In this week’s successful test, scientists aimed an array of 192 powerful lasers at a small cylinder the size of a pencil eraser. Inside that cylinder was a tiny, spherical target containing the hydrogen isotopes deuterium and tritium. The goal is to use the laser energy to generate x-rays in the cylinder; those x-rays should then compress the hydrogen target to the point it reaches a high enough pressure and temperature (more than 200 million degrees F) to set off a fusion reaction just like that that takes place in the Sun.

The National Ignition Facility’s next goal will be to conduct experiments with fuel in a frozen hydrogen layer inside the target. Those tests are set to begin this summer.


  • Johnson
    Posted February 6, 2010 at 12:49 pm

    There is a technique simpler and efficient to surpass the fusion breakeven point, that is using electrostatic acceleration.

  • TK
    Posted January 30, 2010 at 2:37 pm

    Ok, there are few things I’d like point out here.

    Firstly, as Brian pointed out, fusion in itself doesn’t necessarily need deuterium and tritium to be feasible. They just are the most energy efficient and perhaps the easiest to come by.

    Secondly, to say that fusion could never take over from fission due to the need of fission to make big enough quantities of tritium for energy production.. well, frankly, that’s utter and total BS, if you ask me. If you look the physics behind the fusion of deuterium and tritium, you’ll see why. It bloody hell generates neutron radiation, BY DEFAULT. One cannot omit this data when trying to generate fusion pulse with deuterium and tritium. Never. At JET they tried this once in the beginning of this millenia, if I recall correctly. And the tokamak is still full of irradiated material from that short test period. (use google scholar to search “tritium phase at JET” or something similar). So, the chosen shielding material can and will provide enough tritium for sustained plasma burn. Which brings us to the next point…

    Thirdly, even in current research projects around the world (google JET in Culham, UK, Tore Supra, France, and ITER which is in construction as we speak, there are also several projects in Germany [Wendelstein], in US of A etc) the shielding materials are researched to provide this lithium-to-tritium phase of the feasible fusion power plant cycle.

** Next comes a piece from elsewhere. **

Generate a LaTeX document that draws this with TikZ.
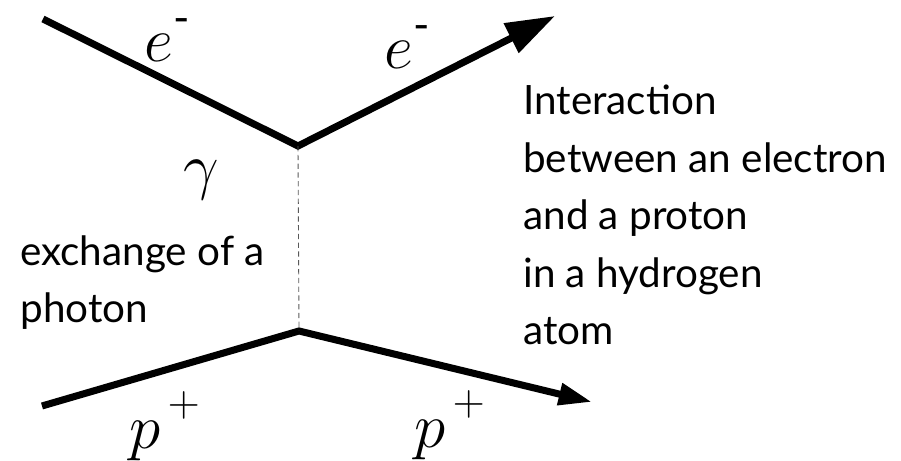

    And finally, go and study before posting “IMO”/”I heard my cousin/roommate/step mother-in-law/whatever once speak of it” stuff in the web. If you don’t know, don’t post. There is no more to it.

  • Brian
    Posted January 29, 2010 at 8:21 pm

    @s. Hawking
    The power beginning used actually is referring to the power delivered by the laser, not the power generated by the fusion reaction. They were simply firing the lasers this time without any fuel in the chamber.

    @John Busby – Fusion can use a number of different isotopes as fuels. The rule of thumb is that any element lighter than iron releases energy through nuclear fusion and any element heavier than iron releases energy through nuclear fission.

    My understanding is that the fusion of helium-3 with deuterium is the most promising for nuclear fusion for commercial energy generation.

  • John Busby
    Posted January 29, 2010 at 4:41 pm

    Fusion needs isotopes of hydrogen, deuterium and tritium. Tritium is produced in a fission reactor from lithium, so fusion cannot take over from fission. In any case tritium cannot be made in sufficient quantities to allow a commercial exploitation of fusion, even if were possible.

  • adante
    Posted January 29, 2010 at 4:23 pm

    @Greg Mathews – seeing we are discussing power, which is a rate of energy, I interpreted this to mean its peak output was 500 times more than the US’s peak consumption. I agree it is a little confusing. cf. saying the batmobile delivers 500 times more velocity than the average car at any single moment.

  • Michael
    Posted January 29, 2010 at 2:40 pm

    @Greg Mathews – If you had actually read the first part of the sentence you quoted, it states “That historic, one-megajoule-plus blast lasted just a few billionths of a second”

  • s. Hawking
    Posted January 29, 2010 at 2:08 am

    @Greg Mathews – Power is a rate. so 500 times more energy than we would need over any period of time. The time they achieved this for was 3/1000000000 of a second. Since USA uses 20% of world’s energy we could safely say this could satisfy the energy needs of everyone. So go ahead and leave the lights on.

  • Casey aka Yiati
    Posted January 29, 2010 at 1:50 am

    @Greg Mathews – When he says at one moment he isn’t reffering to an interval over time therefore length is irrelavent.

    Websters defines moment as “a minute portion or point of time”. In the context of this article the author refers to a “point of time”.

    A point is defined by websters as “a geometric element that has zero dimensions and a location determinable by an ordered set of coordinates” therefore proving that “how long” a moment is, is equivalent to asking how tall 7pm is.

    The amount of power “the entire US uses in any single moment” is referring to a one dimensional “single” point in time.

  • Brian
    Posted January 29, 2010 at 1:31 am

    Power is energy per unit time, so it is instantaneous. In this context, I don’t think there is any issue in the length of a moment.

    The total delivered energy of the laser blast is unimpressive (1 mega-joule is approximately equal to the chemical energy in a cupcake), but rate at which the energy was delivered, the power, makes it remarkable.

  • Red
    Posted January 29, 2010 at 12:39 am

    you must be a bit slow, a moment is 1.5 minutes.

  • Greg Mathews
    Posted January 28, 2010 at 10:05 pm

    You say that the laser blast, “…delivered 500 times more power than the entire US uses in any single moment.”
    It would have been really helpful to use another word besides moment. How long is a moment?